Collected data:
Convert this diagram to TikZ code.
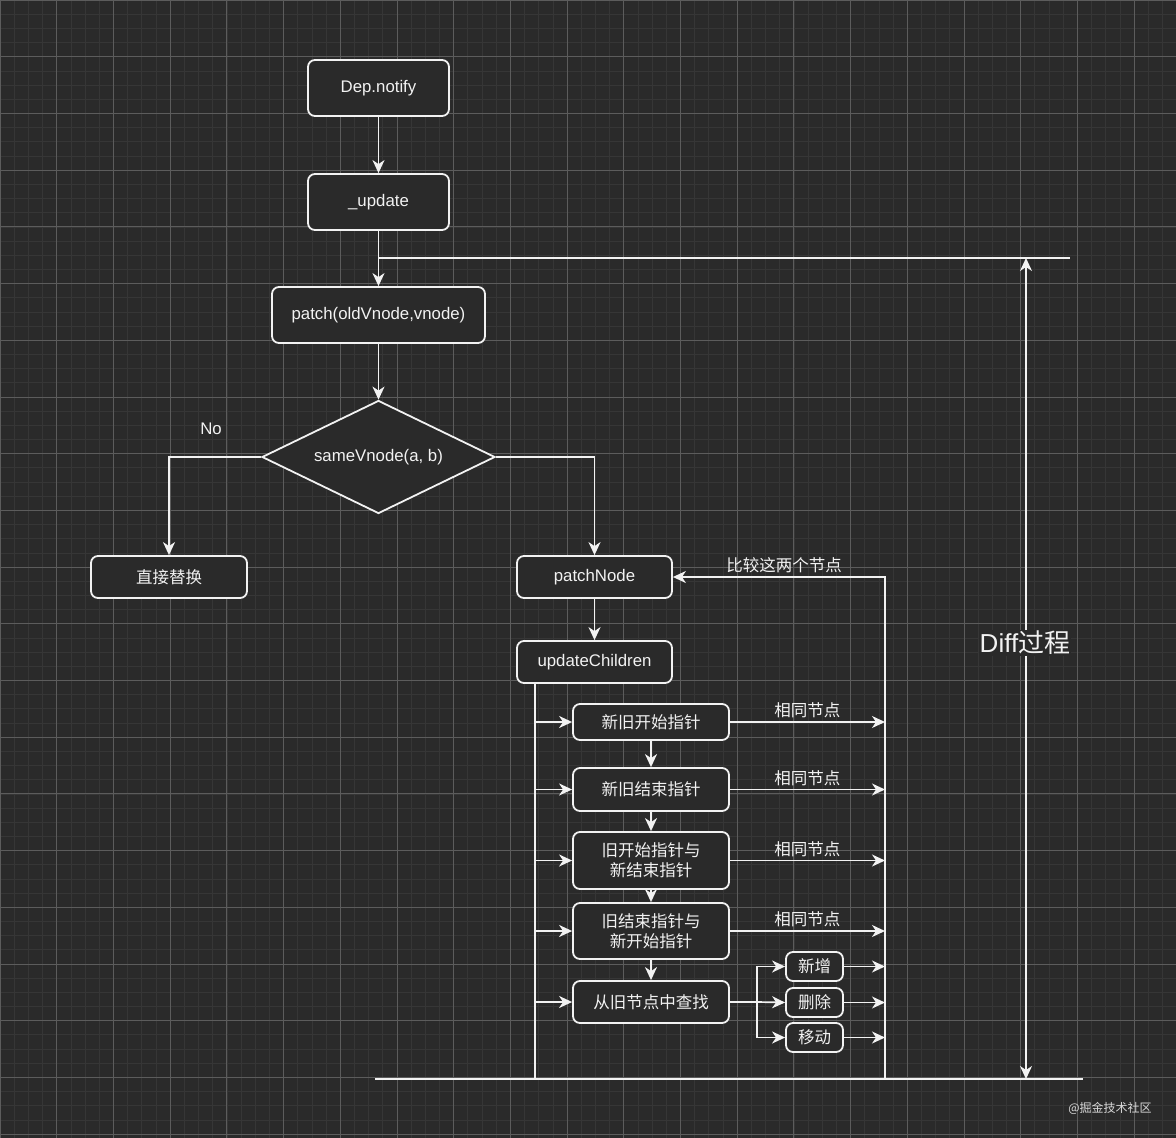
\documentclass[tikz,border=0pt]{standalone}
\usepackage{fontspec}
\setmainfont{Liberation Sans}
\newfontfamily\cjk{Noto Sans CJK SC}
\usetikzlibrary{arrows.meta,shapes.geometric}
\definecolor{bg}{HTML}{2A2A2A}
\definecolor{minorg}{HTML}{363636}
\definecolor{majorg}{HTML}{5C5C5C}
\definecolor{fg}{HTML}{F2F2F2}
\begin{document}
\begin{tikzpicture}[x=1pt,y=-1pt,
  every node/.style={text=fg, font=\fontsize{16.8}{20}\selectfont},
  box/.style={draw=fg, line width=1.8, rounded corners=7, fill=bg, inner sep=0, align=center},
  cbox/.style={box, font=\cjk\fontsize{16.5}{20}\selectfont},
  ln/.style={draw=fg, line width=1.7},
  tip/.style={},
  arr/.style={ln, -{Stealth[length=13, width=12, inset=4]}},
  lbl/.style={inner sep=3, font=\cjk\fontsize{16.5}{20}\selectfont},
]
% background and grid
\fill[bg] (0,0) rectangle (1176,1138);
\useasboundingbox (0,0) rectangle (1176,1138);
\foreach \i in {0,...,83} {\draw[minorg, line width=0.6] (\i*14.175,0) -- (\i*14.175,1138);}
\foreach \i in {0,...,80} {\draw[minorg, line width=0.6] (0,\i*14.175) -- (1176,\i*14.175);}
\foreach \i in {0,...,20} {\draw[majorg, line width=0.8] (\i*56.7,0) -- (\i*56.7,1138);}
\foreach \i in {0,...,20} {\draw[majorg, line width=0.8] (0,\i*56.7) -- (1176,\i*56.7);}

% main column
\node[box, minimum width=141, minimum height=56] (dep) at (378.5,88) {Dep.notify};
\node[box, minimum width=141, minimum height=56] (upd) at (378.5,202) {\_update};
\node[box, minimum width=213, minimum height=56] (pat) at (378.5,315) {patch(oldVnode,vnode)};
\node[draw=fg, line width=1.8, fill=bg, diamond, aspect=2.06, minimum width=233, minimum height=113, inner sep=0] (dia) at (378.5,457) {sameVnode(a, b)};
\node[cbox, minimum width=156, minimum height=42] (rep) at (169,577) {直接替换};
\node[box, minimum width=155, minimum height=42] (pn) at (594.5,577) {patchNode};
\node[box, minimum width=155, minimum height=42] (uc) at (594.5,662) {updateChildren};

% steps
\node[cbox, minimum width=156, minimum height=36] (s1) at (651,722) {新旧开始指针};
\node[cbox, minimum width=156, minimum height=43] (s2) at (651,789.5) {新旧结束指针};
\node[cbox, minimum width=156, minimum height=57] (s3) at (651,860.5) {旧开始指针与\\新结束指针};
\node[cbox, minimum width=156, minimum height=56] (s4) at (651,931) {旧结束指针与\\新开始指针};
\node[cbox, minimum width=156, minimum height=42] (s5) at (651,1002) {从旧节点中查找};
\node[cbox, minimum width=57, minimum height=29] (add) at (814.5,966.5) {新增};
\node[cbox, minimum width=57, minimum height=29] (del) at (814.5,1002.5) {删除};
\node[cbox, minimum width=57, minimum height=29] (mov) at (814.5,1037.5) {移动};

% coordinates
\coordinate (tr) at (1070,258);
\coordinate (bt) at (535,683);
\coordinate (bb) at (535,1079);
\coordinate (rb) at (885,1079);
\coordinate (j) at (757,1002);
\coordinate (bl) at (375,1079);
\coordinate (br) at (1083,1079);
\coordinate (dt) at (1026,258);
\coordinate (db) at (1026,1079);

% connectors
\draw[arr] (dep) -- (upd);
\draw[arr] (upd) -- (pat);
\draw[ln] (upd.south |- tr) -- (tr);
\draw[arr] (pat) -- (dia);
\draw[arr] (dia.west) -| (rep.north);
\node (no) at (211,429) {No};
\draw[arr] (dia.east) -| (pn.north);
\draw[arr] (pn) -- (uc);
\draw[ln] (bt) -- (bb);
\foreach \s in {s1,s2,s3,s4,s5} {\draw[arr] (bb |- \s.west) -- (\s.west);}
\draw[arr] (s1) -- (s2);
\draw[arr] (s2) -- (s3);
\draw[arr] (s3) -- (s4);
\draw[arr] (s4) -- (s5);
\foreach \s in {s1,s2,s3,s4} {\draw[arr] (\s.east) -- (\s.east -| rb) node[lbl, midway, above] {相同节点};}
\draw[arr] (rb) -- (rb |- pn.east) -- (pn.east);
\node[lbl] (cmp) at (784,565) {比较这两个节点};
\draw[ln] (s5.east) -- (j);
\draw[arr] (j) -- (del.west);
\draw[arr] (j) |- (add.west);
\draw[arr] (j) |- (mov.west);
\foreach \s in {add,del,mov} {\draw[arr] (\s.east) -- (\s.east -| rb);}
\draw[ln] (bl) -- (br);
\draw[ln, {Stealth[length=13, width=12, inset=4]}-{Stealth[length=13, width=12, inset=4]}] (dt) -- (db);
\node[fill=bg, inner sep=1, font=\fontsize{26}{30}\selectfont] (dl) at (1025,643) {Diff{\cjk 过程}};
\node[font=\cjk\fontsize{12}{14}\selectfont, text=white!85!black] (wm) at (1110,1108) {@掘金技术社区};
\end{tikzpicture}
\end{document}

--

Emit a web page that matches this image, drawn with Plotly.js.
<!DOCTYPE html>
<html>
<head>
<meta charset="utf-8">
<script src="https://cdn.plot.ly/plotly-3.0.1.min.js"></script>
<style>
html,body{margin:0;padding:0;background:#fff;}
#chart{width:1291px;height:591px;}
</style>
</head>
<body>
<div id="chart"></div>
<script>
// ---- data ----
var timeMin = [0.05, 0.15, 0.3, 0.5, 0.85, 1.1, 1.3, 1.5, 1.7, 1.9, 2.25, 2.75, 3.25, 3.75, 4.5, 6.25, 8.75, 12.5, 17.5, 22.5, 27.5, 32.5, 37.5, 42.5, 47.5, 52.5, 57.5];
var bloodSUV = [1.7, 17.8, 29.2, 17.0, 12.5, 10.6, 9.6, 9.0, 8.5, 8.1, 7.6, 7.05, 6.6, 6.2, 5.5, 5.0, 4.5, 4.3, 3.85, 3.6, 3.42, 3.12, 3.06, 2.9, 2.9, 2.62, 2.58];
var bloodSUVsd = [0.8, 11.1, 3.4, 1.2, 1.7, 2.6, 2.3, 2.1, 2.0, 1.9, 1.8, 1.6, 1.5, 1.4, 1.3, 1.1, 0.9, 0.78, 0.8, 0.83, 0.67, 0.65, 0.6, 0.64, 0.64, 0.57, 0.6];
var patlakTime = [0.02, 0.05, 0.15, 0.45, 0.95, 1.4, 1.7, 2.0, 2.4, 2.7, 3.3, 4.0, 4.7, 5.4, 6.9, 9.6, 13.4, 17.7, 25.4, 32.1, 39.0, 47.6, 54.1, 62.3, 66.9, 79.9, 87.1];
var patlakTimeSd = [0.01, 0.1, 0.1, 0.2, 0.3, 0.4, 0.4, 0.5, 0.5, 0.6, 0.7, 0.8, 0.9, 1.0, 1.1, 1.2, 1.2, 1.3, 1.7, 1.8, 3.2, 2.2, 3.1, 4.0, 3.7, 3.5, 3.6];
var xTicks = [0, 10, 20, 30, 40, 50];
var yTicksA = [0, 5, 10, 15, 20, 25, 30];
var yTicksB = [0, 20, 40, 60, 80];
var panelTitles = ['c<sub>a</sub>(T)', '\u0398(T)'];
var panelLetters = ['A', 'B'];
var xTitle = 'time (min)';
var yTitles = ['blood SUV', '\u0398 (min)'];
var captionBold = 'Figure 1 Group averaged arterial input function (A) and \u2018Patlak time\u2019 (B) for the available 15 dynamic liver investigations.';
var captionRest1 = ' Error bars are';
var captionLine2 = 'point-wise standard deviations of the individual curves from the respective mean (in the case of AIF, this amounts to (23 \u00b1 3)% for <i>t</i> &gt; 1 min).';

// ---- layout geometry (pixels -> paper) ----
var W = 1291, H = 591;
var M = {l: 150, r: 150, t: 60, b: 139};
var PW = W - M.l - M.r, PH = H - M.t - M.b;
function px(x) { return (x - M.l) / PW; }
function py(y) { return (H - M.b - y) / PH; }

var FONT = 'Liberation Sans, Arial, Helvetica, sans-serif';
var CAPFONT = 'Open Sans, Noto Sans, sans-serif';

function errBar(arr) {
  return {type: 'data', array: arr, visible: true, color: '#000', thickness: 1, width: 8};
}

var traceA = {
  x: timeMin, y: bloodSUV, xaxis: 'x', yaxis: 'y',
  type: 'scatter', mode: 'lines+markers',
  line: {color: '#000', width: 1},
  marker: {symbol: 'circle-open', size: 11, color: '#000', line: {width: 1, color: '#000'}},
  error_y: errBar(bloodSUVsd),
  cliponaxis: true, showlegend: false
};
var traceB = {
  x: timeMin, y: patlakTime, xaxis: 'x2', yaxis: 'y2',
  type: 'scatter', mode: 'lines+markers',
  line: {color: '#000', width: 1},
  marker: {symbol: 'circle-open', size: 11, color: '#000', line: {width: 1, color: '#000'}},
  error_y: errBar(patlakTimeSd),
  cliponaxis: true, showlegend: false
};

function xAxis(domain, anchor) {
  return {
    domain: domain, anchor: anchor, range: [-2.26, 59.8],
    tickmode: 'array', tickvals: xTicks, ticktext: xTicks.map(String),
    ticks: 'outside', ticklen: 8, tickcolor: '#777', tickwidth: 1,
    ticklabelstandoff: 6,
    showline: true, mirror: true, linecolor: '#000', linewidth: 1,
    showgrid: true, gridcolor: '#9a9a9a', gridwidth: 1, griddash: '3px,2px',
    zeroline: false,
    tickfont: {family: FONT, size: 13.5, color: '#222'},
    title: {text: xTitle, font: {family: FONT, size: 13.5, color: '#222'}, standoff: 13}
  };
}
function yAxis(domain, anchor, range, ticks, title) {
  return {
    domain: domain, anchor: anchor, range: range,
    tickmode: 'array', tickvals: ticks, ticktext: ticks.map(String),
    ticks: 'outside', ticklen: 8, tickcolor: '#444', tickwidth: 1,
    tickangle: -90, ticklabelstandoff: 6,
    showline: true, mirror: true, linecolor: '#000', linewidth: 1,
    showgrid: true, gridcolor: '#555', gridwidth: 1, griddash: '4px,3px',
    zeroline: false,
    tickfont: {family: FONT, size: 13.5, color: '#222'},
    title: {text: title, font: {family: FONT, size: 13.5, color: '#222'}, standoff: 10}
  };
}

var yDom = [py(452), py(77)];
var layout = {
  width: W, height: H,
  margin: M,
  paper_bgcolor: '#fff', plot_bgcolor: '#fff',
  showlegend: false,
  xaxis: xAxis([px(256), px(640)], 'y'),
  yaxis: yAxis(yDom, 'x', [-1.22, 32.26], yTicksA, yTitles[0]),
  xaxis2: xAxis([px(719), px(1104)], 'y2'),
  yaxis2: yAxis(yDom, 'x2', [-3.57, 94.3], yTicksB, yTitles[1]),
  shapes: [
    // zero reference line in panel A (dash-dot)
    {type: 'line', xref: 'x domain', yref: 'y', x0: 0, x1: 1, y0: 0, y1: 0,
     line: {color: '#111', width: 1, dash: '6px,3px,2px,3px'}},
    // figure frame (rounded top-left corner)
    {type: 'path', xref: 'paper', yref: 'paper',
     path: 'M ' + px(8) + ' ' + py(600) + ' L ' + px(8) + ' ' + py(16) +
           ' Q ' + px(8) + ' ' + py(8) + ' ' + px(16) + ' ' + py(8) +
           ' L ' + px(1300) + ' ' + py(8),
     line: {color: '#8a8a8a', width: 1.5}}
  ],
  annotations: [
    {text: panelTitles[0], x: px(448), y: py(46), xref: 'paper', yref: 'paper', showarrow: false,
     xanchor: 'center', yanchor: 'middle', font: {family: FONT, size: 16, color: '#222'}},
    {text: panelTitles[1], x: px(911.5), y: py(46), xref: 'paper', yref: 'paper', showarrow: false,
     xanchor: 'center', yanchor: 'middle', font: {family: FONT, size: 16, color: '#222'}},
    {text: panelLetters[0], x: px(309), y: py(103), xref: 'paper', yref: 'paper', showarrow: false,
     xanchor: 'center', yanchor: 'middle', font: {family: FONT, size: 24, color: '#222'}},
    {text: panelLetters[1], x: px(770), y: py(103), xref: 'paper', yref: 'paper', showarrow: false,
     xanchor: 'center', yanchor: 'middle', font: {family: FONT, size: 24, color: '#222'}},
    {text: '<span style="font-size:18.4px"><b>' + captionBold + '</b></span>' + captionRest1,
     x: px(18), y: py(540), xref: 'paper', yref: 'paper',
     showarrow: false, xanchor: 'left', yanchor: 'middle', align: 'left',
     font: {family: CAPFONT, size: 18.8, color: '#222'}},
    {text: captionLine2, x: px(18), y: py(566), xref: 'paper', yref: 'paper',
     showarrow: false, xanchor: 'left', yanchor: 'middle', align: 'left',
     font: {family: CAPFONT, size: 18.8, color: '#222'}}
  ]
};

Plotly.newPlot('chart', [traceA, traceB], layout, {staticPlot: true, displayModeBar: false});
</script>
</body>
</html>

WRITTEN PROBLEM
Skip all pictures. Output only the lines from the one containing "Convert this diagram to TikZ code." to the one containing "line width=0.8] (0,\i*56.7)", both lines included.

SOLUTION TO THE PROBLEM
Convert this diagram to TikZ code.
\documentclass[tikz,border=0pt]{standalone}
\usepackage{fontspec}
\setmainfont{Liberation Sans}
\newfontfamily\cjk{Noto Sans CJK SC}
\usetikzlibrary{arrows.meta,shapes.geometric}
\definecolor{bg}{HTML}{2A2A2A}
\definecolor{minorg}{HTML}{363636}
\definecolor{majorg}{HTML}{5C5C5C}
\definecolor{fg}{HTML}{F2F2F2}
\begin{document}
\begin{tikzpicture}[x=1pt,y=-1pt,
  every node/.style={text=fg, font=\fontsize{16.8}{20}\selectfont},
  box/.style={draw=fg, line width=1.8, rounded corners=7, fill=bg, inner sep=0, align=center},
  cbox/.style={box, font=\cjk\fontsize{16.5}{20}\selectfont},
  ln/.style={draw=fg, line width=1.7},
  tip/.style={},
  arr/.style={ln, -{Stealth[length=13, width=12, inset=4]}},
  lbl/.style={inner sep=3, font=\cjk\fontsize{16.5}{20}\selectfont},
]
% background and grid
\fill[bg] (0,0) rectangle (1176,1138);
\useasboundingbox (0,0) rectangle (1176,1138);
\foreach \i in {0,...,83} {\draw[minorg, line width=0.6] (\i*14.175,0) -- (\i*14.175,1138);}
\foreach \i in {0,...,80} {\draw[minorg, line width=0.6] (0,\i*14.175) -- (1176,\i*14.175);}
\foreach \i in {0,...,20} {\draw[majorg, line width=0.8] (\i*56.7,0) -- (\i*56.7,1138);}
\foreach \i in {0,...,20} {\draw[majorg, line width=0.8] (0,\i*56.7) -- (1176,\i*56.7);}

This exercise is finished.